§ **Task description**: Retype word for word the first line of the listing and each line after it up to the line with "const L = 100, R = 878, T = 136, B = 517;", with the pictures taken out.

··· Information shown

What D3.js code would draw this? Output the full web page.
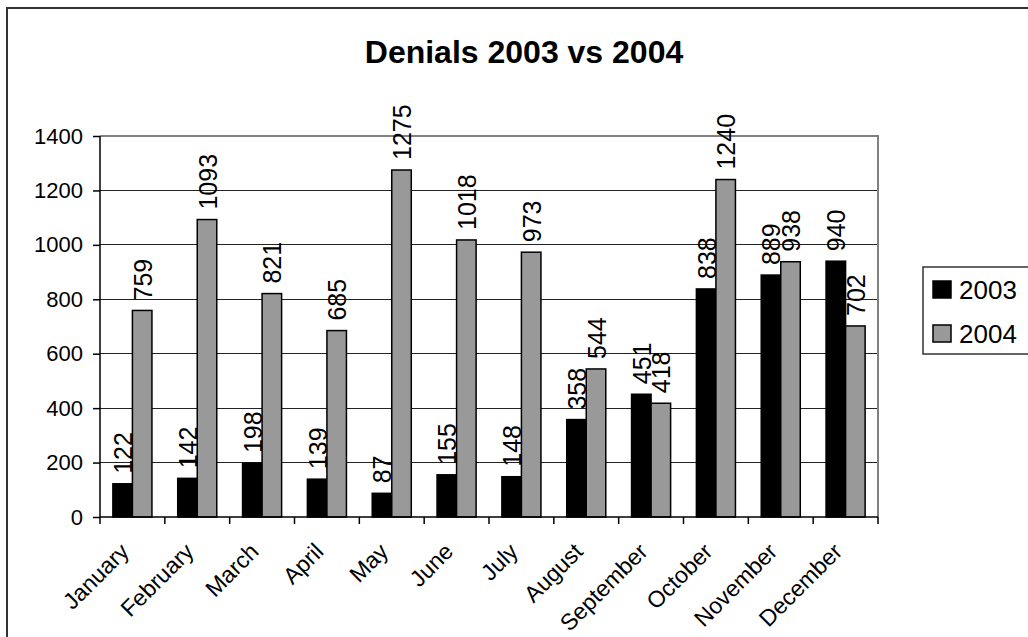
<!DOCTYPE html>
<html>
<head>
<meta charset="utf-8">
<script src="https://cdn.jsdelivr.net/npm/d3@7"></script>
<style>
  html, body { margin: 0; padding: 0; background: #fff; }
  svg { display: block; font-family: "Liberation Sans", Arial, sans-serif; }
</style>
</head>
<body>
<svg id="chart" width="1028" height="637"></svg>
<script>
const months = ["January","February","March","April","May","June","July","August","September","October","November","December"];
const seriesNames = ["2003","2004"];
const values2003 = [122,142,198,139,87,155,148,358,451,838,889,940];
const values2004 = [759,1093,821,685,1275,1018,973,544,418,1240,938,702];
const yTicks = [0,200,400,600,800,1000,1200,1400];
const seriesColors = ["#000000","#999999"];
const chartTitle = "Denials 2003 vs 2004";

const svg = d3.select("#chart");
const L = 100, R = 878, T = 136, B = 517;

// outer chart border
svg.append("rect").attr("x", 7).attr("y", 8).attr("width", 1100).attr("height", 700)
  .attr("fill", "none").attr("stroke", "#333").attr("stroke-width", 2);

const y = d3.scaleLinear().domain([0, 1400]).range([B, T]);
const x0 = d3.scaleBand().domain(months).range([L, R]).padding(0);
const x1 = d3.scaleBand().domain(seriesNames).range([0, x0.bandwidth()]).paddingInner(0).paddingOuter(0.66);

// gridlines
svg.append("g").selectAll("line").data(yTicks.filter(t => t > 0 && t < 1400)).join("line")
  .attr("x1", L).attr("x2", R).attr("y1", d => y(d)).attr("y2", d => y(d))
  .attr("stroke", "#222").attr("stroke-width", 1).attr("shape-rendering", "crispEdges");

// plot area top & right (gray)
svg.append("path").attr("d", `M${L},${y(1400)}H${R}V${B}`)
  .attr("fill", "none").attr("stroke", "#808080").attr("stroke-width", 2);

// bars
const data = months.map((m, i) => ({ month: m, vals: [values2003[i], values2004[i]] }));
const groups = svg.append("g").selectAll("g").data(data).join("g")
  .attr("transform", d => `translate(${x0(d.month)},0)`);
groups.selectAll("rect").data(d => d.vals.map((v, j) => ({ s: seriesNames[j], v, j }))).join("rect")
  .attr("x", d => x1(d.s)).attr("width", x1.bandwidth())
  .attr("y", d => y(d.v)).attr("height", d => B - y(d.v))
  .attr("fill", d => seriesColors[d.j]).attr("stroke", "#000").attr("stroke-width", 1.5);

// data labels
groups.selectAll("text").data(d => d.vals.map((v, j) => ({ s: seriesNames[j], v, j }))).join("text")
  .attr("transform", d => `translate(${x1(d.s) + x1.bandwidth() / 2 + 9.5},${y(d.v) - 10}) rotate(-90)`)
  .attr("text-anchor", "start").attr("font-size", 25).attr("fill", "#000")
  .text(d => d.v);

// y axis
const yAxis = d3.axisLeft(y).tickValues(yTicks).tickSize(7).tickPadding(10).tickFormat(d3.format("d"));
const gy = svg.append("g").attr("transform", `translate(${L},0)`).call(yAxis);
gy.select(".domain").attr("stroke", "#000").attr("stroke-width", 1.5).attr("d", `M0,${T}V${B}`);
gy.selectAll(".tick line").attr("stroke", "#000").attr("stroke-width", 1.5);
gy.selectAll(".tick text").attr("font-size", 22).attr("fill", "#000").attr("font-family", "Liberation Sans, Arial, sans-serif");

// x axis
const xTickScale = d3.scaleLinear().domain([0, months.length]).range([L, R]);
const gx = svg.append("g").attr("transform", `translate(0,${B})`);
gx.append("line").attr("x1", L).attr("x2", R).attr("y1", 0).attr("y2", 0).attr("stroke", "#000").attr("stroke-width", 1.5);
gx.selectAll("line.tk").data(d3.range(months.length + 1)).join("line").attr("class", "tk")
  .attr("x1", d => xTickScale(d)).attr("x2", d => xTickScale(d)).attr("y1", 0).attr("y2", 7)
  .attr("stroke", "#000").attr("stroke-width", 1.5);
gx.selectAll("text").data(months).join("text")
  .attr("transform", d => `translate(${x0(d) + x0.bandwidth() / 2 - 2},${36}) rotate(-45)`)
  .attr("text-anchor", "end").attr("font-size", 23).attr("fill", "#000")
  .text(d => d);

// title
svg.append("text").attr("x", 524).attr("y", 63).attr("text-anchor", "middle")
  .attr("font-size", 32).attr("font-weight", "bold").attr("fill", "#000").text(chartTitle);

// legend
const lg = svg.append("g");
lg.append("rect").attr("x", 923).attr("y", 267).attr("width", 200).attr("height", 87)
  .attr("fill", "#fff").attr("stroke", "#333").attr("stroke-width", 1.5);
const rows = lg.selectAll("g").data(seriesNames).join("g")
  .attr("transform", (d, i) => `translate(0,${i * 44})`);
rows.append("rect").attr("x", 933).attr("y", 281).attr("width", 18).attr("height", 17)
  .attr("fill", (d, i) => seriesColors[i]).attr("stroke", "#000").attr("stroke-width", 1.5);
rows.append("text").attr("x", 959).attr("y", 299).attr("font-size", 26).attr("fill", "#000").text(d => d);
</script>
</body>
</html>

······

§ **Exercise result**:
What D3.js code would draw this? Output the full web page.
<!DOCTYPE html>
<html>
<head>
<meta charset="utf-8">
<script src="https://cdn.jsdelivr.net/npm/d3@7"></script>
<style>
  html, body { margin: 0; padding: 0; background: #fff; }
  svg { display: block; font-family: "Liberation Sans", Arial, sans-serif; }
</style>
</head>
<body>
<svg id="chart" width="1028" height="637"></svg>
<script>
const months = ["January","February","March","April","May","June","July","August","September","October","November","December"];
const seriesNames = ["2003","2004"];
const values2003 = [122,142,198,139,87,155,148,358,451,838,889,940];
const values2004 = [759,1093,821,685,1275,1018,973,544,418,1240,938,702];
const yTicks = [0,200,400,600,800,1000,1200,1400];
const seriesColors = ["#000000","#999999"];
const chartTitle = "Denials 2003 vs 2004";

const svg = d3.select("#chart");
const L = 100, R = 878, T = 136, B = 517;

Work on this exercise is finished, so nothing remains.